Mrs. solost tried to download a book from an online lending library to her Kindle, but to do this you use Amazon, and she was accidentally logged into my Amazon account, so it showed up on my Kindle. So she says eh, go ahead and read it and tell me if it’s any good- it’s on Reese Witherspoon’s Book Club list! It’s a mystery / thriller called ‘The Last Thing He Told Me’ by Laura Dave, who I’d never heard of.
I didn’t think it was very good, and the author had this habit of using the phrase “not wrong”, as in “he’s not wrong”, “she’s not wrong”, “you’re not wrong”…I counted 8 or 9 instances throughout the book. It got really annoying, and took me out of the story every time it got used.
Seems like I’ve noticed this before. I’d say it’s a product of a middling author who doesn’t realize they’re overusing or misusing a particular word or phrase, combined with lazy editing. But I couldn’t think of another ready example off the top of my head.
I do remember reading a review of an early David Baldacci novel that ridiculed the bad writing, noting a particular sentence describing how an overweight character “extrapolated himself from his chair”. I read the book and agreed that the critic was not wrong.
I used to notice this in comic books a lot. Some time in the early months of the Marvel Universe, Stan Lee must have picked “distaff” (highfalutin adjective for “female”) as his word for the day. He used it all over the place for a few years. Another one I noticed was Man-Thing writer Steve Gerber’s over use of the exclamation, “Oh, spit!”. It’s a cute way to get around the comics code, but it’s such an odd phrase that it might serve as an individual character’s catch phrase, but how come everybody in the story is saying it?
Louis Lamour would say things twice. “He liked to keep his coffee hot. Squinting into the desert sunlight, he place the pot on the fire to keep his coffee hot” from The Haunted Mesa comes to mind. It was a best seller when I worked at the library, and his saying things twice was mentioned in a book review.
I tend to notice words or phrases that (in my view at least) are wrong. One such is “general consensus”. I know it’s not actually bad grammar, but it grates so I notice it.
I guess this is a kind of confirmation bias, like seeing a lot of red cars after you buy one.
I’ve read numerous books by John D. MacDonald, and it’s interesting to see how certain memes get recycled and re-used.
For instance, aggrieved male characters use a story about spiders to characterize a type of “man-eating” woman. The male spider brings a tasty bug when he goes a-courtin’, so that the much larger female spider will be distracted by her treat, allowing the male to mate without himself being eaten. This anecdote is used in two separate Travis McGee novels and at least one of his other mysteries.
So remember now, if you’re going to get involved with her, make sure you bring her a big, juicy bug.
I recognize that, although I only recall it once in Travis books.
MacDonald also had a thing about the Florida environment being ruined by business interests.
I recall he is also fond of the metaphor “Knight in rusty (dented?) armor on a spavined steed”.
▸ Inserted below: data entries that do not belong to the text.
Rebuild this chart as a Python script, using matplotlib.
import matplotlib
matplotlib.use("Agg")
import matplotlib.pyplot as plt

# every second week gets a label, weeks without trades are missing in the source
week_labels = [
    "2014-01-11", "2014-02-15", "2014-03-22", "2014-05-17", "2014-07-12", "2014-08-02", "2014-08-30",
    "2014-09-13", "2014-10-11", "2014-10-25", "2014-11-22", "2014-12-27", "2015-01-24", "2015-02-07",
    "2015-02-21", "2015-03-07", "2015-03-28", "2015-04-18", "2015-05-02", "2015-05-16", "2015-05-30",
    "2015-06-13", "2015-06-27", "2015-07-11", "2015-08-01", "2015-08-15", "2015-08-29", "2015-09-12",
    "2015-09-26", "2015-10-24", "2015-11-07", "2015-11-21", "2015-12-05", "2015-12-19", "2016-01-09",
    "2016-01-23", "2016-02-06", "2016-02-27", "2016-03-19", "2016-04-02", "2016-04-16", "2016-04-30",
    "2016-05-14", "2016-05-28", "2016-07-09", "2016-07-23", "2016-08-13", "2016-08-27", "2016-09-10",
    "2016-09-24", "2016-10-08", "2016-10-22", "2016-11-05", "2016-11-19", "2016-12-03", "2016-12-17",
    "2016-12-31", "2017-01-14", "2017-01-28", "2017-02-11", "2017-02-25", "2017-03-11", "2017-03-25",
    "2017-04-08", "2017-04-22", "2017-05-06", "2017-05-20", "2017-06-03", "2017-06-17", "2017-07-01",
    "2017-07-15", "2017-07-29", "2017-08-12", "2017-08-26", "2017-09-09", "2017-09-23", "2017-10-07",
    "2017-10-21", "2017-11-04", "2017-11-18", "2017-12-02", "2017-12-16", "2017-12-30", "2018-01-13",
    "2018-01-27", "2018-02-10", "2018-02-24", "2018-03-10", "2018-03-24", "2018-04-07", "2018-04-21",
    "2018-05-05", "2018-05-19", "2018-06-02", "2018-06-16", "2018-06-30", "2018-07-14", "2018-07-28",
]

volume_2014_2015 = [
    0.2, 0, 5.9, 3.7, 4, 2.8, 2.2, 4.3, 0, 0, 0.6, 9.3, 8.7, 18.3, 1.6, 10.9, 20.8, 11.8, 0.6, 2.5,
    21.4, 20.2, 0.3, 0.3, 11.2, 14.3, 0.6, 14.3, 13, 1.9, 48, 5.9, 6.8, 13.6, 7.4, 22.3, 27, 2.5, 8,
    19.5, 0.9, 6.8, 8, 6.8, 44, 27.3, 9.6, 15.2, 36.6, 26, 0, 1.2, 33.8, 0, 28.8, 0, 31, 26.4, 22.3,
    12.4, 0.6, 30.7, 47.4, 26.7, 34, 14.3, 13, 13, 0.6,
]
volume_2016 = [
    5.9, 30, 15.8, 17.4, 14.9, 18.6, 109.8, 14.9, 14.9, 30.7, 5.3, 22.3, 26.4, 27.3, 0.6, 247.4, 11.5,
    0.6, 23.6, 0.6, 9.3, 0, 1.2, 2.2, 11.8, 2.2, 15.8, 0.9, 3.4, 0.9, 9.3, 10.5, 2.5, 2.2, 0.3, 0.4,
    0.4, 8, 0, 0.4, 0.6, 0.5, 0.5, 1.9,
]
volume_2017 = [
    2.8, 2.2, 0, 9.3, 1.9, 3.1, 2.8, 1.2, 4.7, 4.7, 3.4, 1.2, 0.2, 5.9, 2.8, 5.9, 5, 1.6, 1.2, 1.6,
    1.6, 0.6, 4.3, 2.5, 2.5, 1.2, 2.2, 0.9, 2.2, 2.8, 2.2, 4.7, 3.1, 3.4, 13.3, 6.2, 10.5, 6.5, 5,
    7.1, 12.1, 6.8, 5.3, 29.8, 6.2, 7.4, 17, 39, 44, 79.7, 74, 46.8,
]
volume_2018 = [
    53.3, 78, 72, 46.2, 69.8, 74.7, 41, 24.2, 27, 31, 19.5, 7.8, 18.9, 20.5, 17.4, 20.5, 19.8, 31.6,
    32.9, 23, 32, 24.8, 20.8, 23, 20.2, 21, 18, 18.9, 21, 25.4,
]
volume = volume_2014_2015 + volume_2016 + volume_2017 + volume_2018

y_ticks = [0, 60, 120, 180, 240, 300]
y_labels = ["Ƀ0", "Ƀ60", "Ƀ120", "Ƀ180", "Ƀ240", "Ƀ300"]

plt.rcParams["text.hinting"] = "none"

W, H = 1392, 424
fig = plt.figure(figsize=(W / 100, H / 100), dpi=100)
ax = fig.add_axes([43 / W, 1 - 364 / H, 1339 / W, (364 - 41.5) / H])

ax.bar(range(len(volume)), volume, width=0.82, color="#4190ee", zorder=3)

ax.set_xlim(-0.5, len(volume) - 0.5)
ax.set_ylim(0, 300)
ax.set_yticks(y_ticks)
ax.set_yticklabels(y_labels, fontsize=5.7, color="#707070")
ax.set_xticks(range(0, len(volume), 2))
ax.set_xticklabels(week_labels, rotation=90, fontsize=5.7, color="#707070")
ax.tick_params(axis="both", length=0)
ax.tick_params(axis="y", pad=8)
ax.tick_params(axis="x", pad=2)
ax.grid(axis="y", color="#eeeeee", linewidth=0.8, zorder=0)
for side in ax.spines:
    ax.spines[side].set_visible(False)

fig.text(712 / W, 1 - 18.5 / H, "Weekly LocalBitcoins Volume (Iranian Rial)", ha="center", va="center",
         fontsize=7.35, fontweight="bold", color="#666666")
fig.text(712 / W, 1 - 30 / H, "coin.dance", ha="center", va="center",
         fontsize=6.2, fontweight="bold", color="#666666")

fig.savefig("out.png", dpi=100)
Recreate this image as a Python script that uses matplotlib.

When I got my first Kindle maybe twelve years ago, I downloaded the complete stories by H. P. Lovecraft and read them cover to cover. It became obvious that his favorite adjective seems to have been “blasphemous”, he uses it all the time, not in instances where someone (or some monster/eldritch horror) actually blasphemes, but as a general qualifier for the look or the character of some entity.
Harry Turtledove has a few phrases he re-uses quite a bit. Since he’s writing alternative history stories, a lot of the characters are pretty racist, and often times use a comment like, “The next person of a particular ethnicity he met who was personality trait would be the first!”
I recall Stephen R. Donaldson having a few words that I never remembered encountering anywhere else but that he liked to use the hell out of, like “puissance” and “brisance.”
If this was a specific character uttering the words in various situations, that becomes part of the character’s persona. They might be a character with a grating persona, but at least it’s a consistent persona.
But if several characters, or worse yet the omniscient narrator, is using that phrase repeatedly, yeah. That’s a weak author letting their personal voice intrude into the story they’re writing. And a weak editor letting that voice leak through.
Marguerite Henry was rather fond of the unusual phrase “sharp ecstasy”. It shows up twice in Misty of Chincoteague and also in some of her other books, most of which are aimed at young readers. Other children in other books are joyful or feel happy or even on occasion may be ecstatic, but only in Marguerite Henry’s world are they likely to “feel a sharp ecstasy”.